Senator Murray: “My message to Washington state student loan borrowers is a simple one: you deserve real relief—and a fair, workable system—and I’m going to keep working to make sure you get it.”
***WATCH: Senator Murray hears directly from student borrowers in Washington state***
(Washington, D.C.) – Today, U.S. Senator Patty Murray (D-WA), Chair of the Senate Health, Education, Labor, and Pensions (HELP) Committee, hosted a virtual roundtable with Washington state borrowers and the state’s student loans ombudswoman to hear directly about how the broken student loan system is holding people back. During her conversation with the student borrowers, Senator Murray discussed how the proposal she laid out last week would help deliver relief for borrowers across the country—and again urged the Biden administration to extend the student loan payment pause until 2023 and work to permanently fix the student loan system before payments resume.
Senator Murray was joined by Stephanie Sampedro, the Washington Student Loan Advocate; Judy, a Washington state borrower who attended the fraudulent Court Reporting Institute and struggled for years to get the debt relief she was owed; and Mike Kuhns, a teacher working in Shelton, Washington—who has only recently become eligible for Public Service Loan Forgiveness (PSLF) thanks to the temporary waiver period—and his wife, Jennifer Kuhns.
“Our student loan system is broken, but we can fix it,” said Senator Murray. “When a mom from Tacoma or an eighteen-year-old from Spokane just entering college gets a loan to afford higher education, they deserve a system that works for them. It should be easy to enroll in a sensible repayment plan. No one should end up with a monthly payment they can’t afford, and debt relief shouldn’t require making it through a gauntlet of paperwork.”
“This is not too much to ask,” added Senator Murray. “So until we fix our student loan system, I have called on the Biden administration to continue its pause on student loan payments so that borrowers from Bellingham to Walla Walla can get some much-needed relief. I am calling on the President to do so until at least 2023, and—importantly—I am calling on his administration to use this pause to permanently fix our student loan system.”
“Over the last three years, I’ve served the state of Washington and I have heard from over a thousand borrowers who are struggling with their student loan debt,” said Stephanie Sampedro. “Borrower’s trust in the system has been broken, and we have a great opportunity now to fix some of the issues that we know exist, forgive some debt for all borrowers, and work on rebuilding trust with families in Washington.”
“We ended up at a $60,000 student loan level, and we've been just paying that off steadily over the past twenty years. We've never deferred or defaulted or anything. So we really thought we had met the criteria for the teacher loan forgiveness, and now we’re hoping to figure out how to how to do it,” said Jennifer Kuhns. “And it's very confusing, and it has meant a lot of hard decisions for us as a family. I had hoped to get a graduate degree, and we just we couldn’t take on that kind of debt. And now we have an 18 year old, and we’re still at $37,000—the interest just keeps offsetting what we’re paying in.

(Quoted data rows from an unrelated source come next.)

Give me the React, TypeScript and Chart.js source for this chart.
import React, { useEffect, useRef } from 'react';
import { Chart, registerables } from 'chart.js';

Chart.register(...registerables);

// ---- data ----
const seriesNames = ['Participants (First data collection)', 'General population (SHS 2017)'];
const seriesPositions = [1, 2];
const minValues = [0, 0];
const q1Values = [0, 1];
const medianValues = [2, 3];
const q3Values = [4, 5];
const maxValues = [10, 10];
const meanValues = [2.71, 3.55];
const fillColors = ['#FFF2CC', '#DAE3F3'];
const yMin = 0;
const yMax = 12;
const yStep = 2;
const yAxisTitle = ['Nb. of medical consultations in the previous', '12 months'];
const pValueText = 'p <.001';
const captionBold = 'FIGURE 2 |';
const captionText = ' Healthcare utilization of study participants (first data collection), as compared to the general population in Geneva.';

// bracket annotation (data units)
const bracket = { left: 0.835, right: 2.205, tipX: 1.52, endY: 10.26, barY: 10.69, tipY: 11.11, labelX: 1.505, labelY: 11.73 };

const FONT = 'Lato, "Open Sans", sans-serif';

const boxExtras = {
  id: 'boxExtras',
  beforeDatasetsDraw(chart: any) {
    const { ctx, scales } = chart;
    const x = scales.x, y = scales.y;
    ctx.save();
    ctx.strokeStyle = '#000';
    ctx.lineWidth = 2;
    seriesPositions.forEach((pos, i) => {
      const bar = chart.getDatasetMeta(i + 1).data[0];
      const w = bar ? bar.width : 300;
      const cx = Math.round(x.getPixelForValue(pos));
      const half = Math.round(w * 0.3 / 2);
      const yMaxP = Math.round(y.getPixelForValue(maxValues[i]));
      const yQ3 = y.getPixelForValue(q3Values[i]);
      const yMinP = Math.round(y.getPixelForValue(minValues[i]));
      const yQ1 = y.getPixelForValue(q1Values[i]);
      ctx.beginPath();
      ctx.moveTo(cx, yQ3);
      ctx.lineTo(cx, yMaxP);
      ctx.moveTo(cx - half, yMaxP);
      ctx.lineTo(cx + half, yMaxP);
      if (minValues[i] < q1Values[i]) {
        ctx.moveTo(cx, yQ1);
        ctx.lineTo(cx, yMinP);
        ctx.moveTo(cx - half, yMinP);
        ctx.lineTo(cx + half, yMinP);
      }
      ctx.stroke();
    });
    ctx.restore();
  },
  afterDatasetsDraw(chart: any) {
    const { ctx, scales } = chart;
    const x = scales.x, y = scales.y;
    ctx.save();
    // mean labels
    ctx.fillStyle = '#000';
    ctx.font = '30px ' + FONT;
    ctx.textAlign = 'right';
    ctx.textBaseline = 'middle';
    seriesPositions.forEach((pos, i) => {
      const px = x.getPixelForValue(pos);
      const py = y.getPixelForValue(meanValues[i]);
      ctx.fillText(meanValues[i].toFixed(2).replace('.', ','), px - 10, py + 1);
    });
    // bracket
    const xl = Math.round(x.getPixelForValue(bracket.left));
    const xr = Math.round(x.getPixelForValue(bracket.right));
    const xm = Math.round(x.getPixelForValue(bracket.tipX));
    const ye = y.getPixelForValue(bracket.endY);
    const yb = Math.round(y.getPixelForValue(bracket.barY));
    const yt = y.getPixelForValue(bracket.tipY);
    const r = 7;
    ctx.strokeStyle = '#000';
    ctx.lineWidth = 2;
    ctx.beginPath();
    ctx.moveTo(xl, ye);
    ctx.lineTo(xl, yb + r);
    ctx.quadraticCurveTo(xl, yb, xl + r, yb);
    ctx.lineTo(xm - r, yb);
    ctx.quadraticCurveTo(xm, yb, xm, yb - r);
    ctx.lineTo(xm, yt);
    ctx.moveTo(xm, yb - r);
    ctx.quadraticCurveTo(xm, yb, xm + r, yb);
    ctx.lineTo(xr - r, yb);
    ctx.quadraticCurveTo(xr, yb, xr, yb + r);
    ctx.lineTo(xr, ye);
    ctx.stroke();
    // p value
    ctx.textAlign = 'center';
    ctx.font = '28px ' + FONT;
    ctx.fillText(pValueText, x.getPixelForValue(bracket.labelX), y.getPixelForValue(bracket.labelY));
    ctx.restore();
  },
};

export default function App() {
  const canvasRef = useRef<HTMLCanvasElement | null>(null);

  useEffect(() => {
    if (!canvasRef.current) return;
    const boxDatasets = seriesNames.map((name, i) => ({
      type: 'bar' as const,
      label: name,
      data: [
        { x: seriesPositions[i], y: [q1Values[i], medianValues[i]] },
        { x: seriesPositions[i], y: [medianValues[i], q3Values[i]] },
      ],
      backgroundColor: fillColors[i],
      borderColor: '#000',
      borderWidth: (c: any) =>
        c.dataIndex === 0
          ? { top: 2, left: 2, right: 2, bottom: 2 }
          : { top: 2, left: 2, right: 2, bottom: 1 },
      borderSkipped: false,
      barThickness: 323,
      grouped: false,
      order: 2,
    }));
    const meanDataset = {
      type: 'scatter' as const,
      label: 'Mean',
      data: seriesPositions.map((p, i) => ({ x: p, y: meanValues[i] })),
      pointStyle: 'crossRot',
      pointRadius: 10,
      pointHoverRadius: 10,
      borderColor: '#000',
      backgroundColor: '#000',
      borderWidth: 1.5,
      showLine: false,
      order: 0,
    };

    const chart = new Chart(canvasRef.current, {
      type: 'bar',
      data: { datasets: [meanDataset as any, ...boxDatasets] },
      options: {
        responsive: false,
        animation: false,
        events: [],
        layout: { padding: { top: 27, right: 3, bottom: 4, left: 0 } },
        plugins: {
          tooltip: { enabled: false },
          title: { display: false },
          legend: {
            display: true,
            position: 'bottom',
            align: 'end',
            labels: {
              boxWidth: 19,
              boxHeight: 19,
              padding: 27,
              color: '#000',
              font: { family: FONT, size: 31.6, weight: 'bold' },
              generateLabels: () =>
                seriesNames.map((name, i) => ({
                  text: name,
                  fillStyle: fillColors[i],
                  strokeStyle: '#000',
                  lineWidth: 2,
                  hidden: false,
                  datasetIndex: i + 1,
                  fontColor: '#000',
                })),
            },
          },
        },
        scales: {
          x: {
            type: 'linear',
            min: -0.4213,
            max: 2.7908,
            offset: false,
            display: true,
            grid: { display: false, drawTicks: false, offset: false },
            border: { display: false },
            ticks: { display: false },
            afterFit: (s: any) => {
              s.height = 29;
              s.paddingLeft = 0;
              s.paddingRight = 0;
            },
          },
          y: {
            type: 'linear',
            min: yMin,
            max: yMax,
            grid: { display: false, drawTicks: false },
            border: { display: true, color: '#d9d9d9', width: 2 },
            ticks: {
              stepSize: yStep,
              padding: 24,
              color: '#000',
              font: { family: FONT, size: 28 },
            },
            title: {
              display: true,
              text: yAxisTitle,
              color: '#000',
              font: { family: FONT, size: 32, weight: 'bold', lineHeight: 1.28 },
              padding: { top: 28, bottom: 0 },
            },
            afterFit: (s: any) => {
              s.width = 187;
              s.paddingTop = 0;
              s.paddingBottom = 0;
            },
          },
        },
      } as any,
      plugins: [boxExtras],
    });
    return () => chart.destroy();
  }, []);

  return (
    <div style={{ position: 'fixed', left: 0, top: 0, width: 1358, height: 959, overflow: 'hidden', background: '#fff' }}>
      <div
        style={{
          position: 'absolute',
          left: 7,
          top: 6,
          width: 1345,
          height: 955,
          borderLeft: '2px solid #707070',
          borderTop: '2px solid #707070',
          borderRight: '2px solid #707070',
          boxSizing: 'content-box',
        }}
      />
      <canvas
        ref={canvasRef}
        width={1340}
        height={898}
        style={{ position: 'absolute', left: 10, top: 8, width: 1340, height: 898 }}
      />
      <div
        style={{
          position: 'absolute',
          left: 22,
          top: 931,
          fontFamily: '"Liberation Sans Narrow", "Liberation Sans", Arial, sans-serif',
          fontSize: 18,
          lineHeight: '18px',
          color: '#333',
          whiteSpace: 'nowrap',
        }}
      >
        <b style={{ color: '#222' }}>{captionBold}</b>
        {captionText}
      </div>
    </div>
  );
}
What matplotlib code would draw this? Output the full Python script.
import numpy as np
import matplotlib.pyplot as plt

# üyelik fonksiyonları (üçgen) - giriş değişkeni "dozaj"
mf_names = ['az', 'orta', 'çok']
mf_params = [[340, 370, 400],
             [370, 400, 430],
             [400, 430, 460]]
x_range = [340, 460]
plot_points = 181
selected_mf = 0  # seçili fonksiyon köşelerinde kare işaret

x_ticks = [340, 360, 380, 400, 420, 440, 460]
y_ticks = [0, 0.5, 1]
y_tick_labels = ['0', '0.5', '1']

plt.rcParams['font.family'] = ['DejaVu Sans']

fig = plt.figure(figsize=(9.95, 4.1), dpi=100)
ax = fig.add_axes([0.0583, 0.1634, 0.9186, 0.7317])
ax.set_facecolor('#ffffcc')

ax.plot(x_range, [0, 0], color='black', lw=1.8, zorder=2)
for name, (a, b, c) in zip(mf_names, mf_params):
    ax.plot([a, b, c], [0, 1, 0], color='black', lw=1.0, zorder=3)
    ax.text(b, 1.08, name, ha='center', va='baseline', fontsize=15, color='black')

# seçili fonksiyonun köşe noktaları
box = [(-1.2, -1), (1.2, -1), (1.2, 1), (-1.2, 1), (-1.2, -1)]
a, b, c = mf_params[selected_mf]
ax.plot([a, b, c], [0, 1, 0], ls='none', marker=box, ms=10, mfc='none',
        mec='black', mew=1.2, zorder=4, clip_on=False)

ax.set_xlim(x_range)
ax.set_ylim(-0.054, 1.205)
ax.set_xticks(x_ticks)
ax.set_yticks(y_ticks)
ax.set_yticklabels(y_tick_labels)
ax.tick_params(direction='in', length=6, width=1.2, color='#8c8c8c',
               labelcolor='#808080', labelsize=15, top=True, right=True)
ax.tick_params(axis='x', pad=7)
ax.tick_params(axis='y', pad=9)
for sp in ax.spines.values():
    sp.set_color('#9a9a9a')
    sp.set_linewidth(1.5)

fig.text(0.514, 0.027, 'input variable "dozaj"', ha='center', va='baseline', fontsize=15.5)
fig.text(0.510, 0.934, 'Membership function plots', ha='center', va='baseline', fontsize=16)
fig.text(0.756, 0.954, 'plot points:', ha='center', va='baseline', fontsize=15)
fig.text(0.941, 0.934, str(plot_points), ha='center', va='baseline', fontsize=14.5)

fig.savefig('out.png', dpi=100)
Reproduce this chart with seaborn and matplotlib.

So it just feels like something we’ll be paying off forever unless this waiver process can help us get out from under it.”
“The debt burden that we anticipate our daughter having to take on—we want to be able to cope with that and we want to see if the system could get fixed before she finds herself making astronomical payments. Then we definitely want to advocate for that,” said Mike Kuhns.
“Since the Borrower Defense program began in 2017, it has been proven to be as unwieldy as turning a battleship around in a bathtub for many of the people I’m in contact with that attended Court Reporting Institute—even though they are the very definition of the type of people it was set up to help,” said Judy.
Last week, Senator Murray pushed the Biden administration to extend the student loan payment pause until at least 2023 and use the extended pause to permanently fix our student loan system by: giving struggling borrowers a fresh start by placing those in default before the pause into good standing; making income-driven repayment (IDR) more generous and easier to access; building on the tremendous relief made possible by the administration’s Public Service Loan Forgiveness (PSLF) plan by extending the deadline for the temporary waiver; and providing immediate relief by forgiving some debt for all borrowers.